Please transcribe the data that follows without the pictures, keeping every word the same.

^^^^

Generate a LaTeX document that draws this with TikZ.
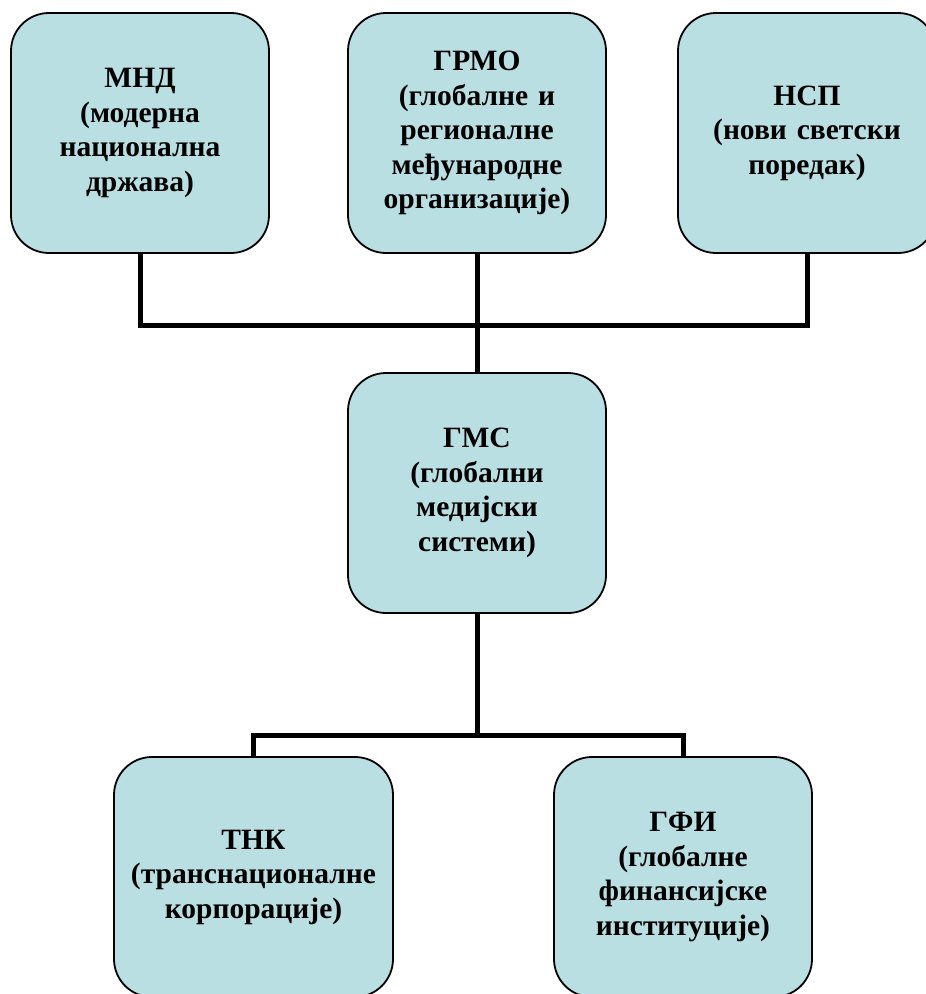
\documentclass[tikz,border=0pt]{standalone}
\usepackage{fontspec}
\setmainfont{Liberation Serif}
\definecolor{boxfill}{RGB}{186,223,226}
\begin{document}
\begin{tikzpicture}[x=1pt,y=-1pt,
  orgbox/.style={draw=black, line width=1.8pt, fill=boxfill, rounded corners=38pt,
    minimum width=258pt, minimum height=240pt, inner sep=0pt,
    text width=250pt, align=center,
    font=\bfseries\fontsize{29.5}{34.5}\selectfont},
  link/.style={draw=black, line width=5pt}]
\useasboundingbox (0,0) rectangle (926,994);
\clip (0,0) rectangle (926,994);
\fill[white] (0,0) rectangle (926,994);
\coordinate (j1) at (477,325);
\coordinate (j2) at (477,735);
\node[orgbox] (mnd) at (140,133) {МНД\\(модерна\\национална\\држава)};
\node[orgbox] (grmo) at (477,133) {ГРМО\\(глобалне и\\регионалне\\међународне\\организације)};
\node[orgbox] (nsp) at (807,133) {НСП\\(нови светски\\поредак)};
\node[orgbox] (gms) at (477,493) {ГМС\\(глобални\\медијски\\системи)};
\node[orgbox, minimum width=279pt] (tnk) at (253.5,877) {ТНК\\(транснационалне\\корпорације)};
\node[orgbox] (gfi) at (683,877) {ГФИ\\(глобалне\\финансијске\\институције)};
\draw[link] (mnd.south) |- (j1) -| (nsp.south);
\draw[link] (grmo.south) -- (gms.north);
\draw[link] (gms.south) -- (j2);
\draw[link] (tnk.north) |- (j2) -| (gfi.north);
\end{tikzpicture}
\end{document}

^^^^

**Answer:**
Generate a LaTeX document that draws this with TikZ.
\documentclass[tikz,border=0pt]{standalone}
\usepackage{fontspec}
\setmainfont{Liberation Serif}
\definecolor{boxfill}{RGB}{186,223,226}
\begin{document}
\begin{tikzpicture}[x=1pt,y=-1pt,
  orgbox/.style={draw=black, line width=1.8pt, fill=boxfill, rounded corners=38pt,
    minimum width=258pt, minimum height=240pt, inner sep=0pt,
    text width=250pt, align=center,
    font=\bfseries\fontsize{29.5}{34.5}\selectfont},
  link/.style={draw=black, line width=5pt}]
\useasboundingbox (0,0) rectangle (926,994);
\clip (0,0) rectangle (926,994);
\fill[white] (0,0) rectangle (926,994);
\coordinate (j1) at (477,325);
\coordinate (j2) at (477,735);
\node[orgbox] (mnd) at (140,133) {МНД\\(модерна\\национална\\држава)};
\node[orgbox] (grmo) at (477,133) {ГРМО\\(глобалне и\\регионалне\\међународне\\организације)};
\node[orgbox] (nsp) at (807,133) {НСП\\(нови светски\\поредак)};
\node[orgbox] (gms) at (477,493) {ГМС\\(глобални\\медијски\\системи)};
\node[orgbox, minimum width=279pt] (tnk) at (253.5,877) {ТНК\\(транснационалне\\корпорације)};
\node[orgbox] (gfi) at (683,877) {ГФИ\\(глобалне\\финансијске\\институције)};
\draw[link] (mnd.south) |- (j1) -| (nsp.south);
\draw[link] (grmo.south) -- (gms.north);
\draw[link] (gms.south) -- (j2);
\draw[link] (tnk.north) |- (j2) -| (gfi.north);
\end{tikzpicture}
\end{document}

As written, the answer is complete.